Nile Sunset
All of these Egypt postings took place over the last two weeks, I will be posting one or two per day until I get caught back up with real time.
Celebrating Christmas morning on a train was a little bit different than what I am used to but I’m in Egypt and I couldn’t expect a normal Christmas. Once in Aswan we got a bus to our hotel where the high temperature for the day was 77 degrees Fahrenheit. Most of the group then took an optional add on tour to Abu Simbel but Janelle and I decided that it was too expensive and we were too tired after all of our traveling to hop on another flight to look at a monument for an hour and then fly back. Instead we spent the day relaxing by the pool and walking around the nearby markets in Aswan.
While in the markets a man approached me and we had the following conversation:
Man: Welcome to Aswan, come and look in my shop.
Me: No thank you.
Man: I have the very best deals…
Me: No thank you.
Man: Please come and look in my shop.
Me: No thank you.
Man: But I said please…
Me: (While laughing) And I said no thank you.
The markets here are very similar to the ones in Morocco and Turkey where people stand in front of their shops shouting at you to come and buy their goods that are identical to every other shop on the street.

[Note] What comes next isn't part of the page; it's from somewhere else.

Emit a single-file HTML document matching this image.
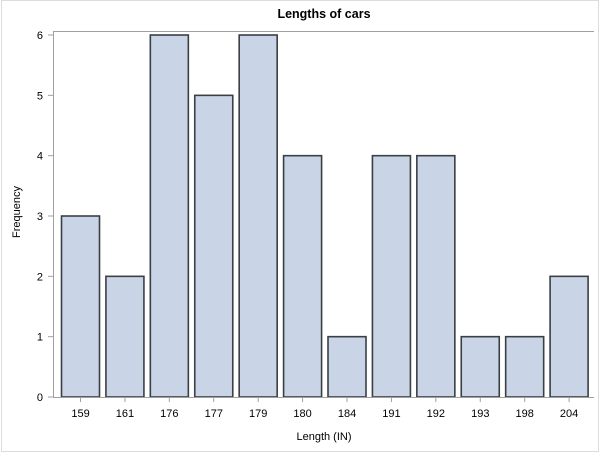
<!DOCTYPE html>
<html><head><meta charset="utf-8"><style>
html,body{margin:0;padding:0;background:#fff;}
svg{display:block;font-family:"Liberation Sans",Arial,sans-serif;}
</style></head><body>
<svg id="chart" width="600" height="453" viewBox="0 0 600 453" xmlns="http://www.w3.org/2000/svg">
<rect x="1.5" y="0.5" width="597" height="451" fill="#fff" stroke="#dcdcdc"/>
<text x="324" y="18" text-anchor="middle" font-size="12.5" font-weight="bold" fill="#000">Lengths of cars</text>
<line x1="53" y1="31.5" x2="594" y2="31.5" stroke="#a0a0a0"/>
<g id="bars"></g>
<line x1="53.5" y1="31" x2="53.5" y2="397" stroke="#a0a0a0"/>
<line x1="53" y1="397.5" x2="594" y2="397.5" stroke="#a0a0a0"/>
<g id="yticks"></g>
<g id="xticks"></g>
<text transform="translate(20,212) rotate(-90)" text-anchor="middle" font-size="11" fill="#000">Frequency</text>
<text x="324" y="440" text-anchor="middle" font-size="11" fill="#000">Length (IN)</text>
</svg>
<script>
const categories = ["159","161","176","177","179","180","184","191","192","193","198","204"];
const frequencies = [3,2,6,5,6,4,1,4,4,1,1,2];
const yTickLabels = [0,1,2,3,4,5,6];
const NS="http://www.w3.org/2000/svg";
const x0=58.3, x1=591.3, yBase=397, yPer=60.33;
const band=(x1-x0)/categories.length, bw=38;
function xCenter(i){return x0+band*(i+0.5);}
function yPos(v){return yBase-v*yPer;}
const bars=document.getElementById('bars');
frequencies.forEach((v,i)=>{
  const r=document.createElementNS(NS,'rect');
  
  
  r.setAttribute('x',xCenter(i)-bw/2);
  r.setAttribute('y',yPos(v));
  r.setAttribute('width',bw);
  r.setAttribute('height',yBase-yPos(v));
  r.setAttribute('fill','#c9d5e6');
  r.setAttribute('stroke','#3a3f44');
  r.setAttribute('stroke-width','1.6');
  bars.appendChild(r);
});
const yt=document.getElementById('yticks');
yTickLabels.forEach(v=>{
  const y=yPos(v);
  const l=document.createElementNS(NS,'line');
  
  
  l.setAttribute('x1',48);l.setAttribute('x2',53);l.setAttribute('y1',y);l.setAttribute('y2',y);
  l.setAttribute('stroke','#a0a0a0');
  yt.appendChild(l);
  const t=document.createElementNS(NS,'text');
  
  
  t.setAttribute('x',43);t.setAttribute('y',y+4);
  t.setAttribute('text-anchor','end');t.setAttribute('font-size','11');
  t.textContent=v;
  yt.appendChild(t);
});
const xt=document.getElementById('xticks');
categories.forEach((c,i)=>{
  const x=xCenter(i);
  const l=document.createElementNS(NS,'line');
  
  
  l.setAttribute('x1',x);l.setAttribute('x2',x);l.setAttribute('y1',397);l.setAttribute('y2',402);
  l.setAttribute('stroke','#a0a0a0');
  xt.appendChild(l);
  const t=document.createElementNS(NS,'text');
  
  
  t.setAttribute('x',x);t.setAttribute('y',417);
  t.setAttribute('text-anchor','middle');t.setAttribute('font-size','11');
  t.textContent=c;
  xt.appendChild(t);
});
</script>
</body></html>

As usual I wasn’t interested in anything that anyone was selling.
Sam, the Tour Guide, suggested that if we wanted any alcohol we should go to the duty free shop down the street and pick some up because alcohol can be difficult to find in some places in the country. With everyone else away for the day we figured we would go and get some for us and the rest of Janelle’s friends that were also on the trip. We walked to the liquor store was but found it closed. A man who was badly dressed and one lazy eye told us that the duty free shop was closed but there was another shop open upstairs and started to lead us into a very rundown building. At first I didn’t want to follow him into the building but I saw a sign for a hotel in the building and felt a little reassured. The man led us up several shady flights of stairs and I started to feel uncomfortable again and decided that I wouldn’t climb past the current set of steps. Fortunately this was the level the man was leading us to and we turned the corner to a bar. We didn’t want a bar, we wanted a liquor store, so we thanked the man for his help and quickly ran out of the building and back to the hotel.
When the rest of the group got back from their day trip we met up with them again and boarded a boat to take us to a Nubian restaurant accessible only by water further down the Nile. The restaurant served tagine (I have a heavy note of sarcasm here because I ate so much tagine in Morocco, I would be happy to never hear the word again, let alone eat it). It was however a pretty decent tagine as far as tagines go. After dinner there was a dance show with whirling dervish dancers that ended with a congo style line around the room that got half of the people in the restaurant up on stage dancing together to the music.
The only thing that was traditionally Christmas about the day were some songs I played on my laptop while we sat by the Nile watching the sun set over a couple of drinks. Even though it wasn’t a traditional Christmas I really enjoyed myself.
I have started to get a cough, I think it is from too much time on a plane and then a train, I hope that I’m not actually getting sick and that the cough will go away soon, it’s really annoying.